Output the material exactly, but drop every image it holds.

»»

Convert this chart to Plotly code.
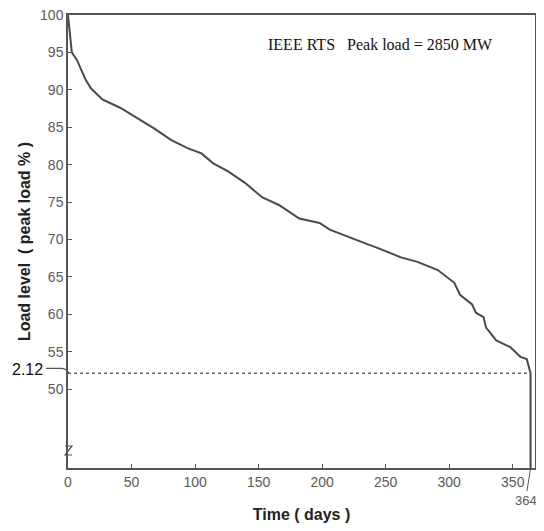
import plotly.graph_objects as go

# Load duration curve (day, % of peak load)
days = [0, 1, 3, 7, 14, 18, 27, 41, 54, 63, 68, 81, 94, 105, 114, 126, 139,
        153, 166, 182, 198, 206, 222, 235, 243, 262, 275, 291, 304, 308.5,
        318, 321, 327, 329, 337, 348, 356, 361, 364, 364]
load_pct = [100, 98, 95, 94, 91.3, 90.2, 88.7, 87.6, 86.3, 85.4, 84.8, 83.3,
            82.2, 81.5, 80.2, 79.1, 77.6, 75.6, 74.6, 72.8, 72.2, 71.3, 70.2,
            69.4, 68.9, 67.6, 67.0, 65.9, 64.2, 62.6, 61.3, 60.2, 59.6, 58.2,
            56.5, 55.6, 54.3, 54.0, 52.12, 0]

threshold = 52.12
threshold_days = [0, 364]
x_ticks = [0, 50, 100, 150, 200, 250, 300, 350]
y_ticks = [50, 55, 60, 65, 70, 75, 80, 85, 90, 95, 100]

AX = "#555555"
TICKFONT = dict(family="Arial, Liberation Sans, sans-serif", size=14, color="#5a5a5a")

fig = go.Figure()
fig.add_trace(go.Scatter(x=threshold_days, y=[threshold, threshold], mode="lines",
                         line=dict(color="#666666", width=1.5, dash="dot"),
                         hoverinfo="skip", showlegend=False))
fig.add_trace(go.Scatter(x=days, y=load_pct, mode="lines",
                         line=dict(color="#4a4a4a", width=2),
                         showlegend=False))

# the page body adds an 8px margin, so the figure is sized to fit inside it
fig.update_layout(
    width=528, height=515,
    margin=dict(l=60, r=1, t=7, b=55),
    plot_bgcolor="white", paper_bgcolor="white",
    xaxis=dict(range=[0, 367.5], tickvals=x_ticks, ticks="inside", ticklen=4,
               tickcolor=AX, showline=True, mirror=True, linecolor=AX, linewidth=1.5,
               showgrid=False, zeroline=False, tickfont=TICKFONT, automargin=False,
               ticklabeloverflow="allow",
               title=dict(text="<b>Time ( days )</b>", standoff=21,
                          font=dict(family="Arial, Liberation Sans, sans-serif", size=16, color="#222"))),
    yaxis=dict(range=[39.44, 100], tickvals=y_ticks, ticks="inside", ticklen=4,
               tickcolor=AX, showline=True, mirror=True, linecolor=AX, linewidth=1.5,
               showgrid=False, zeroline=False, tickfont=TICKFONT, automargin=False,
               ticklabeloverflow="allow",
               title=dict(text="<b>Load level  ( peak load % )</b>", standoff=5,
                          font=dict(family="Arial, Liberation Sans, sans-serif", size=16, color="#222"))),
    annotations=[
        dict(text="IEEE RTS\u00a0\u00a0 Peak load = 2850 MW", xref="paper", yref="paper",
             x=0.670, y=0.934, xanchor="center", yanchor="middle", showarrow=False,
             font=dict(family="Liberation Serif, Times New Roman, serif", size=16, color="#111")),
        dict(text="2.12", xref="paper", yref="y", x=-0.0867, y=52.6,
             xanchor="center", yanchor="middle", showarrow=False,
             font=dict(family="Arial, Liberation Sans, sans-serif", size=16, color="#111")),
        dict(text="364", xref="x", yref="paper", x=364, y=0, showarrow=True,
             arrowhead=0, arrowwidth=1, arrowcolor=AX, ax=-5, ay=32,
             font=dict(family="Arial, Liberation Sans, sans-serif", size=13, color="#5a5a5a")),
    ],
    shapes=[
        dict(type="path", xref="paper", yref="y",
             path="M -0.0471,52.75 L -0.0150,52.75 Q -0.0043,52.75 0.0021,52.12",
             line=dict(color=AX, width=1.2)),
        dict(type="path", xref="paper", yref="paper",
             path="M -0.0064,0.0486 L 0.0086,0.0486 L -0.0064,0.0287 L 0.0086,0.0287",
             line=dict(color=AX, width=1.2)),
    ],
)

fig.write_html("out.html")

««

**ANSWER IN FULL**
Convert this chart to Plotly code.
import plotly.graph_objects as go

# Load duration curve (day, % of peak load)
days = [0, 1, 3, 7, 14, 18, 27, 41, 54, 63, 68, 81, 94, 105, 114, 126, 139,
        153, 166, 182, 198, 206, 222, 235, 243, 262, 275, 291, 304, 308.5,
        318, 321, 327, 329, 337, 348, 356, 361, 364, 364]
load_pct = [100, 98, 95, 94, 91.3, 90.2, 88.7, 87.6, 86.3, 85.4, 84.8, 83.3,
            82.2, 81.5, 80.2, 79.1, 77.6, 75.6, 74.6, 72.8, 72.2, 71.3, 70.2,
            69.4, 68.9, 67.6, 67.0, 65.9, 64.2, 62.6, 61.3, 60.2, 59.6, 58.2,
            56.5, 55.6, 54.3, 54.0, 52.12, 0]

threshold = 52.12
threshold_days = [0, 364]
x_ticks = [0, 50, 100, 150, 200, 250, 300, 350]
y_ticks = [50, 55, 60, 65, 70, 75, 80, 85, 90, 95, 100]

AX = "#555555"
TICKFONT = dict(family="Arial, Liberation Sans, sans-serif", size=14, color="#5a5a5a")

fig = go.Figure()
fig.add_trace(go.Scatter(x=threshold_days, y=[threshold, threshold], mode="lines",
                         line=dict(color="#666666", width=1.5, dash="dot"),
                         hoverinfo="skip", showlegend=False))
fig.add_trace(go.Scatter(x=days, y=load_pct, mode="lines",
                         line=dict(color="#4a4a4a", width=2),
                         showlegend=False))

# the page body adds an 8px margin, so the figure is sized to fit inside it
fig.update_layout(
    width=528, height=515,
    margin=dict(l=60, r=1, t=7, b=55),
    plot_bgcolor="white", paper_bgcolor="white",
    xaxis=dict(range=[0, 367.5], tickvals=x_ticks, ticks="inside", ticklen=4,
               tickcolor=AX, showline=True, mirror=True, linecolor=AX, linewidth=1.5,
               showgrid=False, zeroline=False, tickfont=TICKFONT, automargin=False,
               ticklabeloverflow="allow",
               title=dict(text="<b>Time ( days )</b>", standoff=21,
                          font=dict(family="Arial, Liberation Sans, sans-serif", size=16, color="#222"))),
    yaxis=dict(range=[39.44, 100], tickvals=y_ticks, ticks="inside", ticklen=4,
               tickcolor=AX, showline=True, mirror=True, linecolor=AX, linewidth=1.5,
               showgrid=False, zeroline=False, tickfont=TICKFONT, automargin=False,
               ticklabeloverflow="allow",
               title=dict(text="<b>Load level  ( peak load % )</b>", standoff=5,
                          font=dict(family="Arial, Liberation Sans, sans-serif", size=16, color="#222"))),
    annotations=[
        dict(text="IEEE RTS\u00a0\u00a0 Peak load = 2850 MW", xref="paper", yref="paper",
             x=0.670, y=0.934, xanchor="center", yanchor="middle", showarrow=False,
             font=dict(family="Liberation Serif, Times New Roman, serif", size=16, color="#111")),
        dict(text="2.12", xref="paper", yref="y", x=-0.0867, y=52.6,
             xanchor="center", yanchor="middle", showarrow=False,
             font=dict(family="Arial, Liberation Sans, sans-serif", size=16, color="#111")),
        dict(text="364", xref="x", yref="paper", x=364, y=0, showarrow=True,
             arrowhead=0, arrowwidth=1, arrowcolor=AX, ax=-5, ay=32,
             font=dict(family="Arial, Liberation Sans, sans-serif", size=13, color="#5a5a5a")),
    ],
    shapes=[
        dict(type="path", xref="paper", yref="y",
             path="M -0.0471,52.75 L -0.0150,52.75 Q -0.0043,52.75 0.0021,52.12",
             line=dict(color=AX, width=1.2)),
        dict(type="path", xref="paper", yref="paper",
             path="M -0.0064,0.0486 L 0.0086,0.0486 L -0.0064,0.0287 L 0.0086,0.0287",
             line=dict(color=AX, width=1.2)),
    ],
)

fig.write_html("out.html")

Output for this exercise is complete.